Lundi, Mme Batters a publié une vidéo publiée sur Twitter, dans laquelle elle a invité les membres du Parti conservateur à signer une pétition dont l’objectif est de réclamer une révision du leadership d’Erin O’Toole d’ici six mois, soit en juin 2022 au plus tard, au lieu d’attendre au prochain congrès de 2023, comme prévu. Et pour rallier les membres à sa cause, elle s’est livrée à une attaque en règle contre chef conservateur.

PHOTO ADRIAN WYLD, ARCHIVES LA PRESSE CANADIENNE

Denise Batters (à droite)

« Sous le leadership d’Erin O’Toole, le fossé au sein de notre parti s’agrandit », peste Mme Batters dans la vidéo d’environ deux minutes, en dénonçant un chef qui s’est présenté comme un « vrai bleu » pendant la course à la direction, mais qui a selon elle ensuite trahi les principes conservateurs en faisant une campagne « pratiquement indiscernable » de celle des libéraux de Justin Trudeau.

« À titre de chef, M. O’Toole a dilué, et même complètement renversé, nos politiques, sans l’avis du parti ou des membres du caucus. Au sujet de la taxe sur le carbone, des armes à feu, des libertés de conscience, il a fait volte-face pendant la même semaine, pendant la même journée, parfois même dans la même phrase », raille-t-elle aussi.

Selon ce qu’a rapporté le réseau anglophone Global News sur la foi de sources anonymes conservatrices, la sortie sénatoriale représenterait la première étape d’une campagne orchestrée visant à pousser le dirigeant vers la sortie.
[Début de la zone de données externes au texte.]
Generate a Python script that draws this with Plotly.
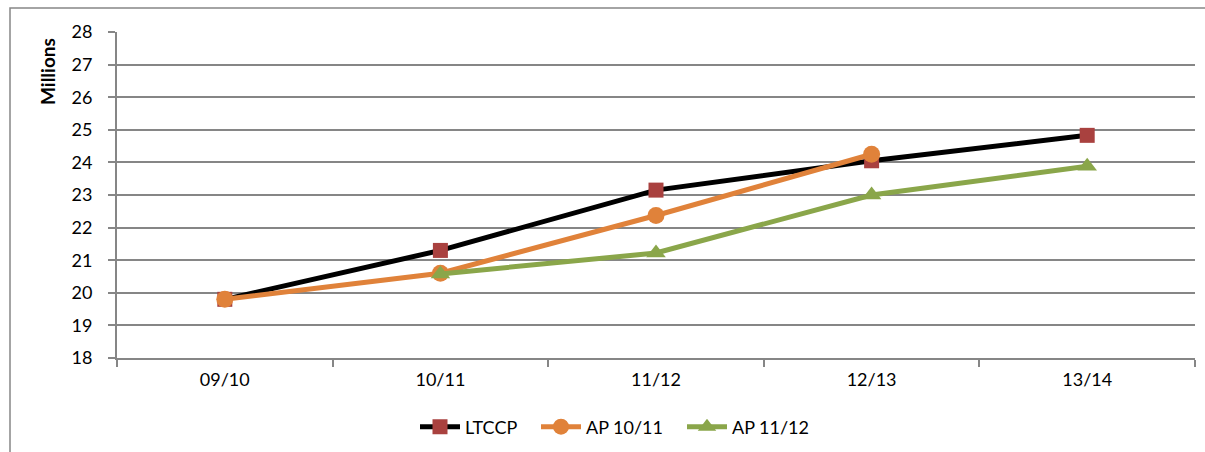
import plotly.graph_objects as go

categories = ["09/10", "10/11", "11/12", "12/13", "13/14"]
ltccp = [19.8, 21.3, 23.15, 24.05, 24.83]
ap_1011 = [19.8, 20.6, 22.37, 24.25]
ap_1112 = [None, 20.58, 21.22, 23.0, 23.88]
y_ticks = list(range(18, 29))

font_family = "Lato, 'Open Sans', sans-serif"

fig = go.Figure()
fig.add_trace(go.Scatter(
    x=categories, y=ltccp, name="LTCCP", mode="lines+markers", legend="legend",
    line=dict(color="#000000", width=5),
    marker=dict(symbol="square", size=15, color="#A9413F", line=dict(width=0)),
))
fig.add_trace(go.Scatter(
    x=categories[:len(ap_1011)], y=ap_1011, name="AP 10/11", mode="lines+markers",
    legend="legend2",
    line=dict(color="#E0823A", width=5),
    marker=dict(symbol="circle", size=17, color="#E0823A", line=dict(width=0)),
))
fig.add_trace(go.Scatter(
    x=categories, y=ap_1112, name="AP 11/12", mode="lines+markers", legend="legend3",
    line=dict(color="#8AA64A", width=5),
    marker=dict(symbol="triangle-up", size=17, color="#8AA64A", line=dict(width=0)),
))

W = 1078.0
H = 326.0
def px_x(px):
    return (px - 117) / W

def px_y(py):
    return 1 - (py - 32) / H

leg_common = dict(orientation="h", xanchor="left", yanchor="middle", y=px_y(427),
                  font=dict(size=18), itemwidth=40, bgcolor="rgba(0,0,0,0)")

fig.update_layout(
    width=1205, height=452,
    margin=dict(l=117, r=10, t=32, b=94, autoexpand=False),
    paper_bgcolor="white", plot_bgcolor="white",
    font=dict(family=font_family, size=16, color="#000000"),
    showlegend=True,
    legend=dict(x=px_x(415), **leg_common),
    legend2=dict(x=px_x(536), **leg_common),
    legend3=dict(x=px_x(682), **leg_common),
    xaxis=dict(
        type="category", range=[-0.5, 4.5], tickson="boundaries",
        showline=True, linecolor="#868686", linewidth=2,
        ticks="outside", ticklen=7, tickwidth=2, tickcolor="#868686",
        showgrid=False, tickfont=dict(size=18), automargin=False,
        ticklabelstandoff=4,
    ),
    yaxis=dict(
        range=[18, 28], tickvals=y_ticks, ticktext=[str(v) for v in y_ticks],
        showline=True, linecolor="#868686", linewidth=2,
        ticks="outside", ticklen=7, tickwidth=2, tickcolor="#868686",
        showgrid=True, gridcolor="#868686", gridwidth=2, zeroline=False,
        tickfont=dict(size=18), automargin=False, ticklabelstandoff=12,
    ),
)

fig.add_annotation(text="<b>Millions</b>", xref="paper", yref="paper",
                   x=px_x(48), y=px_y(72),
                   textangle=-90, showarrow=False, font=dict(size=19),
                   xanchor="center", yanchor="middle")

fig.add_shape(type="rect", xref="paper", yref="paper",
              x0=px_x(10), x1=1.05, y0=-0.5, y1=px_y(8),
              line=dict(color="#868686", width=1.5), layer="below")

fig.write_html("out.html", config={"displayModeBar": False},
               post_script="document.body.style.margin='0';")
La Presse n’a pas été en mesure de confirmer ces informations voulant qu’un supplice de la goutte attende Erin O’Toole, dont le caucus se réunit mercredi pour sa séance hebdomadaire.

On imagine d’ores et déjà que les échanges derrière des portes closes pourraient être corsés.

Car la fronde de la sénatrice Batters a été descendue en flammes par d’autres députés conservateurs.

La députée de l’Alberta Michelle Rempel Garner a exprimé sa frustration sur les réseaux sociaux. Elle a prestement invité la sénatrice à retirer sa pétition en affirmant que la division qui s’installe dans les rangs conservateurs ne peut que faire sourire les libéraux de Justin Trudeau.

« Je suis tellement frustrée en ce moment. Denise, les libéraux sont en train de sabler le champagne et ils trinquent à ta santé. J’espère que tu es heureuse. Je ne le suis pas », a déclaré Mme Rempel Garner sur son compte Twitter.

Le député Luc Berthold a lancé le même appel. « La sénatrice Batters, que je respecte beaucoup, devrait retirer sa pétition ou se retirer du caucus, si elle n’est pas prête à travailler en équipe contre notre seul adversaire : Justin Trudeau », a déclaré le Québécois sur son compte Twitter.

En plus d’avoir été décriée par plusieurs élus, la démarche a été taxée d’irrecevable par l’état-major du parti.

« La question que vous proposez de poser lors d’un référendum n’est pas conforme à la Constitution du Parti conservateur du Canada. Votre pétition n’est pas recevable, car elle ne respecte pas les articles 7, 10 et 12 de la Constitution », a écrit le président Robert Batherson dans une lettre adressée à Denise Batters.